By Jim Wavada and Dolores Mitchell
This year’s AFSCME/WFSE Communicators conference on April 20-21, 2012 at the SeaTac Hilton came at the conclusion of a brutal legislative session in Washington State. We saw the beginnings of a Wisconsin-style effort to “blame the public worker” for the Great Recession.
The Tea Party Republicans were after our jobs and they made no secret of it. We had to scramble and lobby our friends aggressively to preserve our basic rights to organize and to preserve our contract. Thanks to some “confused” Senate Democrats, lovingly referred to as the “Roadkill Caucus,” it was a very close call.
This conference was the perfect antidote to the post adjournment depression that had settled like a ground fog on many of us. It showed weary survivors an effective way to fight back, reframe the issues, expose the villains, and show the public the real heroes that we all are. In short, it was great!
Blaine Rummel, AFSCME Associate Director of Communications, started off the training with a rousing presentation on the recent fight for Wisconsin, which continues with a hotly contested and expensive June recall election against Gov. Scott Walker and his legislative allies. Blaine demonstrated how everyday union rank and file members can communicate our bigger message about collective bargaining rights more effectively than anyone else.
Here’s a clue—make it personal and understand the basic elements of a good story. A mid-morning plenary session led by Deb Kidney and Korey Hartwich of AFSCME International taught us just how to do this. Facilitators led groups in an exercise designed to demonstrate the power of personal stories. Some were moved to tears by the heart-wrenching stories from the Council 28 members who stood between clients and catastrophe in so many cases. With effective storytelling, we help taxpayers and voters understand how our jobs help them to live better, safer lives.
The second day of the conference allowed participants to focus on one of two topics--working to be more effective public speakers or learning to use social media like Labor Web, Facebook and Twitter more effectively. Korey Hartwich led the training on effective public speaking and WFSE Council 28’s own Laura Reisdorf led hands-on computer lab training in the use of Facebook and Twitter.
The training closed with a report on values-based communication and training on how to use the new Heroes Handbook v1 from communications consultant Ella Andrews. This report and the handbook are the culmination of a year of research into how to effectively communicate our progressive values to voters and taxpayers. Andrews walked us through using the basic elements of good story telling: a hero with tools, a villain with weapons, a threat to be countered and a quest that is noble.
This storytelling approach to communications comes out of hard science. Cognitive research on the connection between neural activity in the brain and decision-making revealed that our amigdula (that small piece of the brain that generates our fight or flight reactions) generates most of our decision-making and helps us define about what we value most. We then use our higher brain function in the cerebral cortex to gather and organize the factual data to support the decisions we’ve already made about how we feel about something.

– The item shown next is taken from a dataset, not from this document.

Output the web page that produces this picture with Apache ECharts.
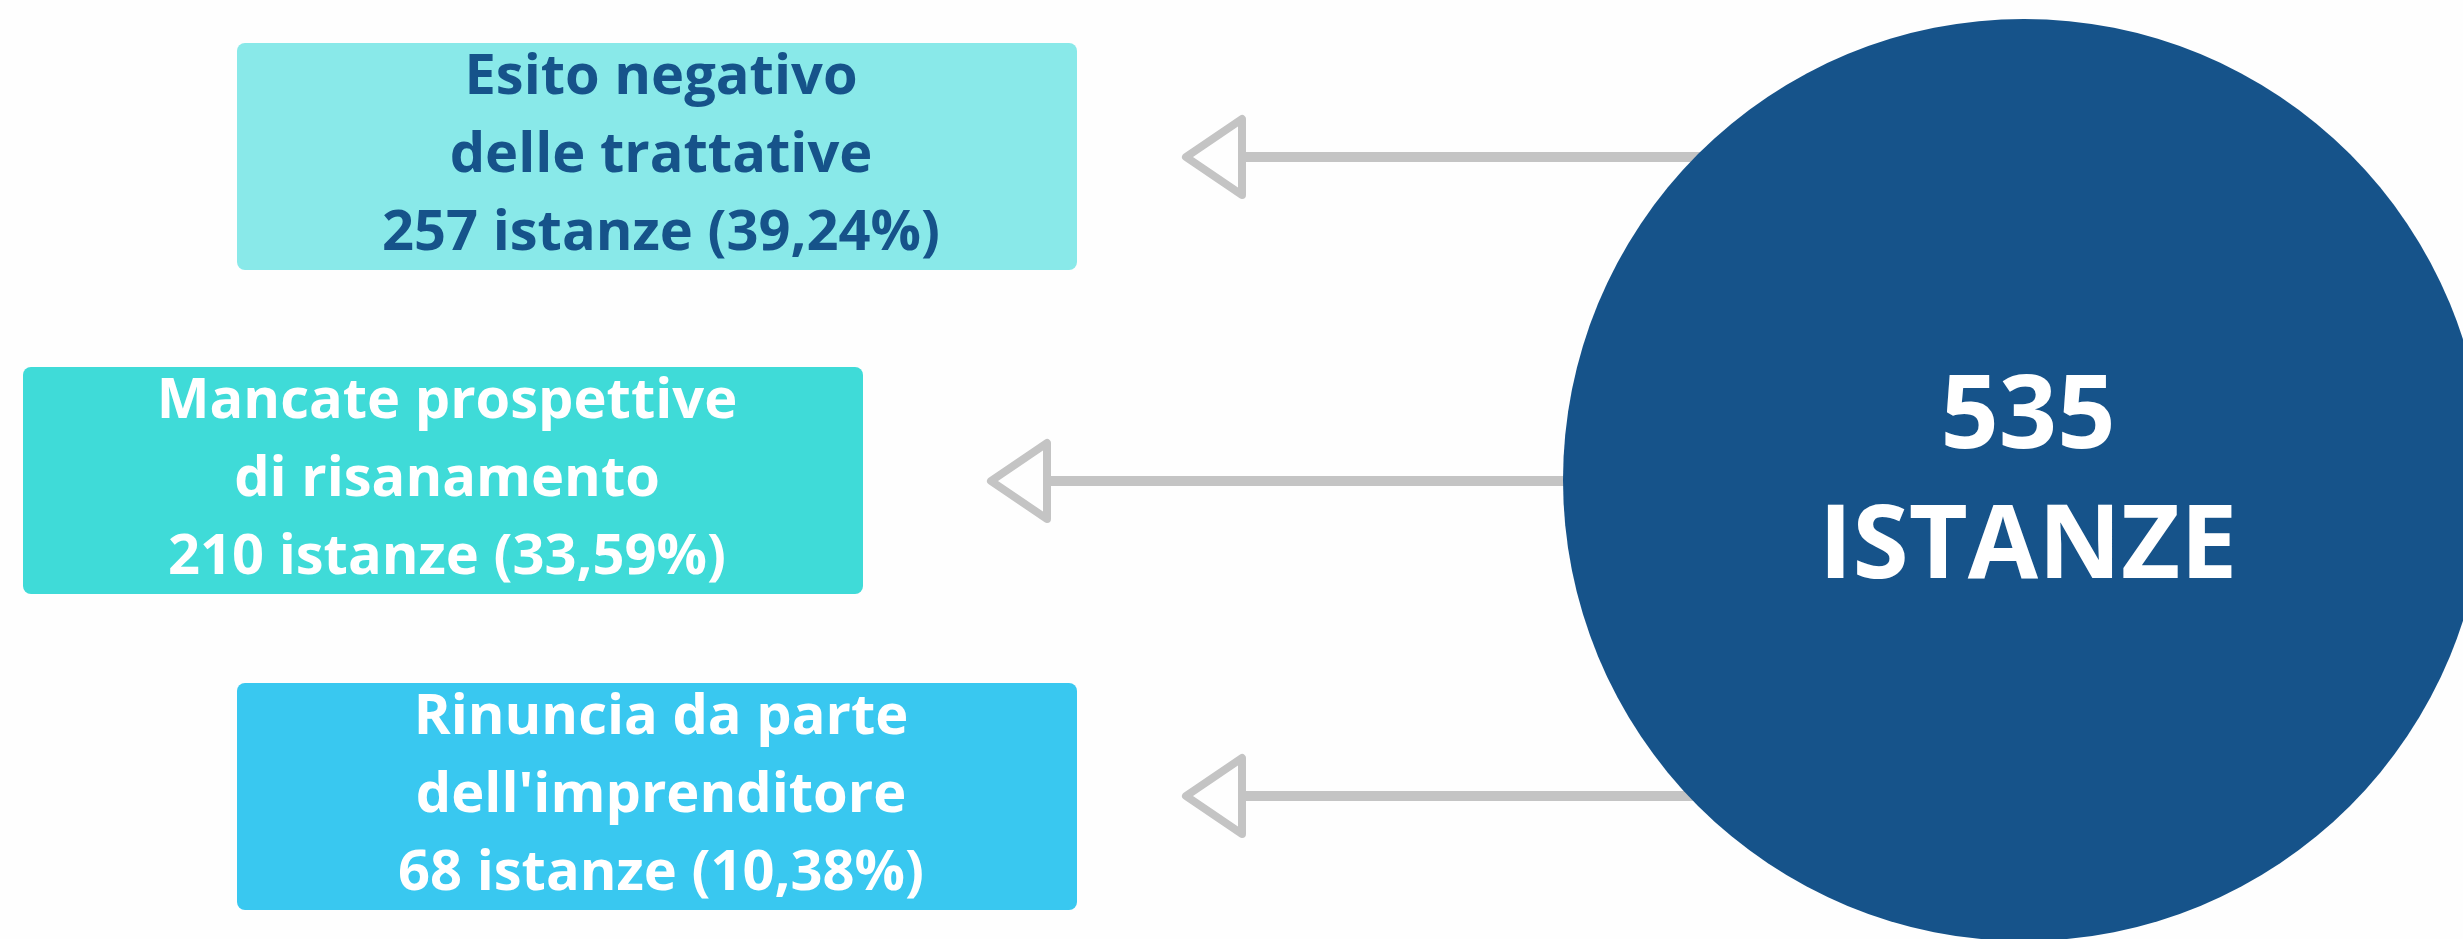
<!DOCTYPE html>
<html>
<head>
<meta charset="utf-8">
<script src="https://cdn.jsdelivr.net/npm/echarts@6/dist/echarts.min.js"></script>
<style>
  html, body { margin: 0; padding: 0; background: #fefefe; }
  #chart { width: 2463px; height: 939px; }
</style>
</head>
<body>
<div id="chart"></div>
<script>
// dati
const causes = ['Esito negativo\ndelle trattative', 'Mancate prospettive\ndi risanamento', "Rinuncia da parte\ndell'imprenditore"]
const counts = [257, 210, 68]
const percents = ['39,24', '33,59', '10,38']
const total = 535
const totalLabel = 'ISTANZE'

// box: colore, colore testo, posizione
const boxFill = ['#89e9e9', '#3fdbd8', '#39c8f0']
const boxText = ['#16538a', '#ffffff', '#ffffff']
const boxLeft = [237, 23, 237]
const boxTop = [43, 367, 683]
const boxW = 840
const boxH = 227

const circle = { cx: 2024, cy: 480, r: 461 }
const arrowY = [157, 481, 796]
const arrowTip = [1186, 991, 1186]

const chart = echarts.init(document.getElementById('chart'))

const elements = []

// frecce (sotto il cerchio)
arrowY.forEach(function (y, i) {
  const tip = arrowTip[i]
  const base = tip + 56
  elements.push({
    type: 'line',
    shape: { x1: base, y1: y, x2: circle.cx, y2: y },
    style: { stroke: '#c4c4c4', lineWidth: 10 },
    z: 1
  })
  elements.push({
    type: 'polygon',
    shape: { points: [[tip, y], [base, y - 38], [base, y + 38]] },
    style: { fill: '#fefefe', stroke: '#c4c4c4', lineWidth: 8, lineJoin: 'round' },
    z: 2
  })
})

// cerchio centrale
elements.push({
  type: 'circle',
  shape: circle,
  style: { fill: '#16538a' },
  z: 3
})
elements.push({
  type: 'text',
  x: circle.cx + 4,
  y: circle.cy + 4,
  style: {
    text: total + '\n' + totalLabel,
    fill: '#ffffff',
    font: 'bold 102px "Open Sans"',
    lineHeight: 130,
    align: 'center',
    verticalAlign: 'middle'
  },
  z: 4
})

// box con le cause
causes.forEach(function (c, i) {
  elements.push({
    type: 'rect',
    shape: { x: boxLeft[i], y: boxTop[i], width: boxW, height: boxH, r: 8 },
    style: { fill: boxFill[i] },
    z: 3
  })
  elements.push({
    type: 'text',
    x: boxLeft[i] + boxW / 2 + 4,
    y: boxTop[i] + boxH / 2,
    style: {
      text: c + '\n' + counts[i] + ' istanze (' + percents[i] + '%)',
      fill: boxText[i],
      font: 'bold 56px "Open Sans"',
      lineHeight: 78,
      align: 'center',
      verticalAlign: 'middle'
    },
    z: 4
  })
})

chart.setOption({
  backgroundColor: '#fefefe',
  graphic: { elements: elements }
})
</script>
</body>
</html>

In other words, the facts don’t matter if they don’t jive with the emotional attachment we have to an idea. Appealing to the cerebral cortex, where we test and process facts, is a waste of time until you have successfully appealed to the amigdula, popularly referred to as our lizard brain.
Conservative communications guru Frank Luntz, wrote Words That Work, based on this same research. His handbook of the anti-government rhetoric has been used by antigovernment lobbies for a decade with a lot of success. Luntz learned that facts don’t matter, if you don’t first get people onboard the same emotional, values-driven train as you. Luntz realized that to change a person’s values system, you must first send a convincing message to their amigdula, often referred to as their “lizard brain—not their cerebral cortex.
That’s the major insight inspiring the Hero’s Handbook we all received as part of this training. The small handbook is chock full of survey-tested language for expressing values that union workers embody. It lays out the basic elements of a hero/villain story and suggests how to put your story on the correct side of that line using carefully chosen words. Best of all, this incisive training regimen is going to be available to all union members. WFSE Council 28 will be sponsoring a “train-the-trainer” session on the Hero’s Handbook in the near future. Look for locally available versions of this training soon.
They could have named this year’s annual Communicators Conference the “Eye-popping, Totally Awesome, Finally We’re Going To Fight Back, What a Great Way to Tell Your Story” Conference. But that would violate most of what we learned that weekend in SeaTac. Instead, we’ll just make a note that it was one of the better organized and effective trainings that WFSE Council 28 and AFSCME have ever offered, and that more is coming.